Maxim Gundjia, Abkhazia's deputy foreign minister, says this has not just encouraged the domestic population, but has invited new interest from foreign business interests.
"Developing economic relationships with other partners when you are an unrecognised country is very problematic, but soon we anticipate recognition from more South Asian and Latin American countries, and I am positive that things will gradually improve," he told IPS. "We are also in close contact with Singapore, which is interested in undertaking a huge property development project here."
Gundjia does not downplay the challenges ahead. "We estimate the number of unemployed to be around 40,000 but many of them are involved in the informal market. Tax claim remains low, but it is important that 49 percent of the population lives in rural areas, and to a great extent uses its land and cattle to cover subsistence needs."

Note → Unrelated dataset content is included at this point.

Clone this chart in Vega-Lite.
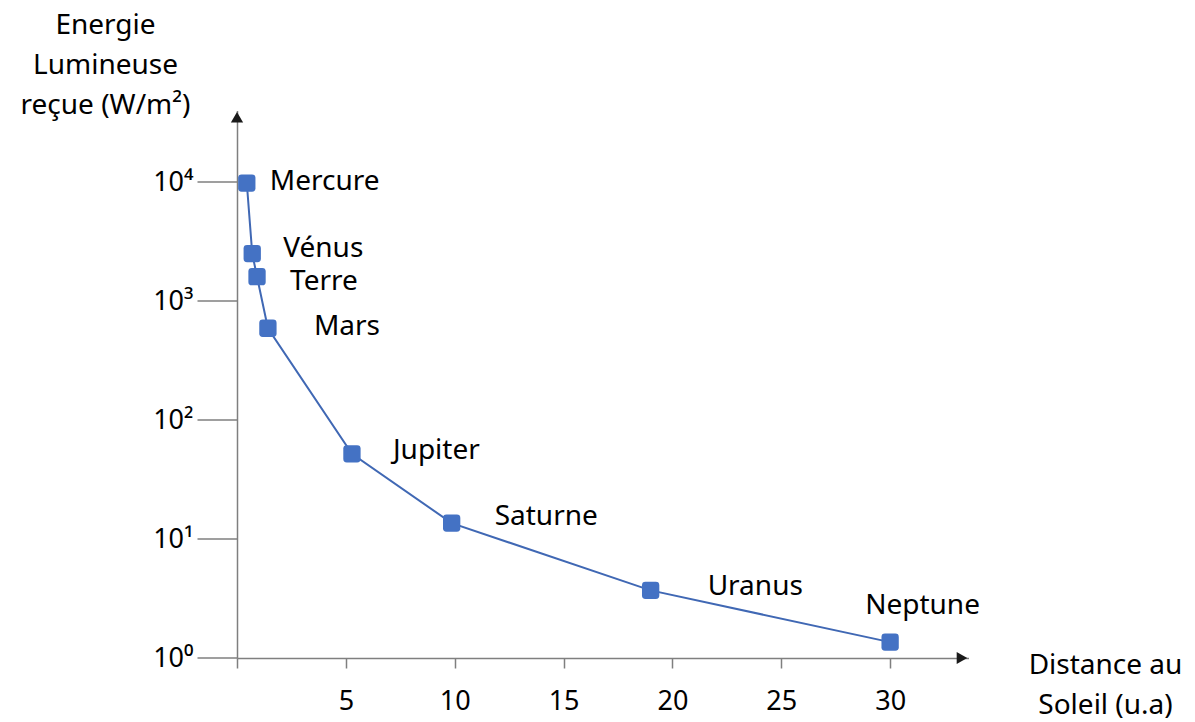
{
  "$schema": "https://vega.github.io/schema/vega-lite/v6.json",
  "autosize": "none",
  "padding": {"left": 237, "top": 110.6, "right": 226.5, "bottom": 64},
  "width": 731.5,
  "height": 547.4,
  "background": "white",
  "config": {"view": {"stroke": null}, "font": "Noto Sans"},
  "data": {"values": [
    {"planete": "Mercure", "distance": 0.45, "energie": 9800},
    {"planete": "Vénus", "distance": 0.7, "energie": 2500},
    {"planete": "Terre", "distance": 0.92, "energie": 1600},
    {"planete": "Mars", "distance": 1.42, "energie": 590},
    {"planete": "Jupiter", "distance": 5.28, "energie": 52},
    {"planete": "Saturne", "distance": 9.86, "energie": 13.6},
    {"planete": "Uranus", "distance": 19.0, "energie": 3.7},
    {"planete": "Neptune", "distance": 30.0, "energie": 1.36}
  ]},
  "encoding": {
    "x": {"field": "distance", "type": "quantitative",
      "scale": {"domain": [0, 33.6], "nice": false, "zero": false},
      "axis": {
        "values": [0, 5, 10, 15, 20, 25, 30],
        "labelExpr": "datum.value == 0 ? '' : datum.label",
        "grid": false, "tickSize": 10, "tickColor": "#7f7f7f", "tickWidth": 1.5,
        "domainColor": "#7f7f7f", "domainWidth": 1.5,
        "labelPadding": 20, "labelFontSize": 27, "labelColor": "black", "labelFont": "Noto Sans",
        "labelFlush": false, "labelOverlap": false,
        "title": ["Distance au", "Soleil (u.a)"],
        "titleX": 868, "titleY": 7, "titleAngle": 0, "titleAlign": "center", "titleBaseline": "middle",
        "titleFontSize": 28, "titleFontWeight": "normal", "titleColor": "black", "titleLineHeight": 40, "titleFont": "Noto Sans"
      }},
    "y": {"field": "energie", "type": "quantitative",
      "scale": {"type": "log", "domain": [1, 39811], "nice": false},
      "axis": {
        "values": [1, 10, 100, 1000, 10000],
        "labelExpr": "'10' + ['⁰','¹','²','³','⁴'][round(log(datum.value)/LN10)]",
        "grid": false, "tickSize": 40, "tickColor": "#7f7f7f", "tickWidth": 1.5,
        "domainColor": "#7f7f7f", "domainWidth": 1.5,
        "labelPadding": 4, "labelFontSize": 27, "labelColor": "black", "labelFont": "Noto Sans",
        "labelFlush": false, "labelOverlap": false,
        "title": ["Energie", "Lumineuse", "reçue (W/m²)"],
        "titleX": -132, "titleY": -85.6, "titleAngle": 0, "titleAlign": "center", "titleBaseline": "middle",
        "titleFontSize": 28, "titleFontWeight": "normal", "titleColor": "black", "titleLineHeight": 40, "titleFont": "Noto Sans"
      }}
  },
  "layer": [
    {"mark": {"type": "line", "color": "#4068B4", "strokeWidth": 2}},
    {"mark": {"type": "point", "filled": true, "opacity": 1, "color": "#4472C4", "size": 300,
      "shape": "M -1 -0.6 Q -1 -1 -0.6 -1 L 0.6 -1 Q 1 -1 1 -0.6 L 1 0.6 Q 1 1 0.6 1 L -0.6 1 Q -1 1 -1 0.6 Z"}},
    {"transform": [{"filter": "datum.planete == 'Mercure'"}],
     "mark": {"type": "text", "align": "left", "baseline": "middle", "fontSize": 28, "dx": 23, "dy": -1, "color": "black"},
     "encoding": {"text": {"field": "planete"}}},
    {"transform": [{"filter": "datum.planete == 'Vénus'"}],
     "mark": {"type": "text", "align": "left", "baseline": "middle", "fontSize": 28, "dx": 31, "dy": -5, "color": "black"},
     "encoding": {"text": {"field": "planete"}}},
    {"transform": [{"filter": "datum.planete == 'Terre'"}],
     "mark": {"type": "text", "align": "left", "baseline": "middle", "fontSize": 28, "dx": 33, "dy": 5, "color": "black"},
     "encoding": {"text": {"field": "planete"}}},
    {"transform": [{"filter": "datum.planete == 'Mars'"}],
     "mark": {"type": "text", "align": "left", "baseline": "middle", "fontSize": 28, "dx": 46, "dy": -1, "color": "black"},
     "encoding": {"text": {"field": "planete"}}},
    {"transform": [{"filter": "datum.planete == 'Jupiter'"}],
     "mark": {"type": "text", "align": "left", "baseline": "middle", "fontSize": 28, "dx": 41, "dy": -3, "color": "black"},
     "encoding": {"text": {"field": "planete"}}},
    {"transform": [{"filter": "datum.planete == 'Saturne'"}],
     "mark": {"type": "text", "align": "left", "baseline": "middle", "fontSize": 28, "dx": 43, "dy": -6, "color": "black"},
     "encoding": {"text": {"field": "planete"}}},
    {"transform": [{"filter": "datum.planete == 'Uranus'"}],
     "mark": {"type": "text", "align": "left", "baseline": "middle", "fontSize": 28, "dx": 57, "dy": -3, "color": "black"},
     "encoding": {"text": {"field": "planete"}}},
    {"transform": [{"filter": "datum.planete == 'Neptune'"}],
     "mark": {"type": "text", "align": "left", "baseline": "middle", "fontSize": 28, "dx": -25, "dy": -36, "color": "black"},
     "encoding": {"text": {"field": "planete"}}},
    {"transform": [{"filter": "datum.planete == 'Neptune'"}],
     "mark": {"type": "point", "shape": "triangle-right", "filled": true, "opacity": 1, "color": "#1a1a1a", "size": 150},
     "encoding": {"x": {"datum": 33.3}, "y": {"datum": 1}}},
    {"transform": [{"filter": "datum.planete == 'Neptune'"}],
     "mark": {"type": "point", "shape": "triangle-up", "filled": true, "opacity": 1, "color": "#1a1a1a", "size": 150},
     "encoding": {"x": {"datum": 0}, "y": {"datum": 35000}}}
  ]
}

One problem that has arisen is restoration of property to returning Russians, Armenians and Greeks who have found their houses taken by Abkhazians. This is emerging as a significant challenge to the frail judicial system, besides causing distress to the minorities.
Gundjia says many believe that Georgia is preparing for another war. But this seems unlikely as long as Russian forces remain deployed in Abkhazia.
That is not necessarily reassuring to all Abkhazians. "Russians did not protect us because they are in love with Abkhazia and Ossetia," Leon Adzhindzhel, member of the local Foundation for Independent Expertise, and an expert on regional issues told IPS. "Their rapid and massive involvement in Southern Caucasus has been very costly; 74 billion dollars of capital flew from Russia during the war last summer, but it was necessary in order to avoid an explosion in the Northern Caucasus."
Northern Caucasus, where many autonomous republics of the Russian Federation such as Northern Ossetia, Ingushetia, Chechnya, Kabardino-Balkaria and Dagestan are situated, remains a highly volatile region. Paused conflicts and quasi-civil wars between pro-Russian elites and separatists loom in many of them.
Adzhindzhel believes Georgia launched the aggression in order to provoke the dormant ethnic conflicts in the Northern Caucasus. "If fighting had carried on too long, the Caucasus would explode. Imagine that the day after Georgia's attack, Ossetian newspapers went out saying that Russia betrayed Ossetia."
For now Russia has responded and has tamed its geopolitical opponents. But the challenge of breaking the vicious cycle of poverty and underdevelopment without selling off the beauty of the region and the fortune of locals to big business interests is going to be a difficult one.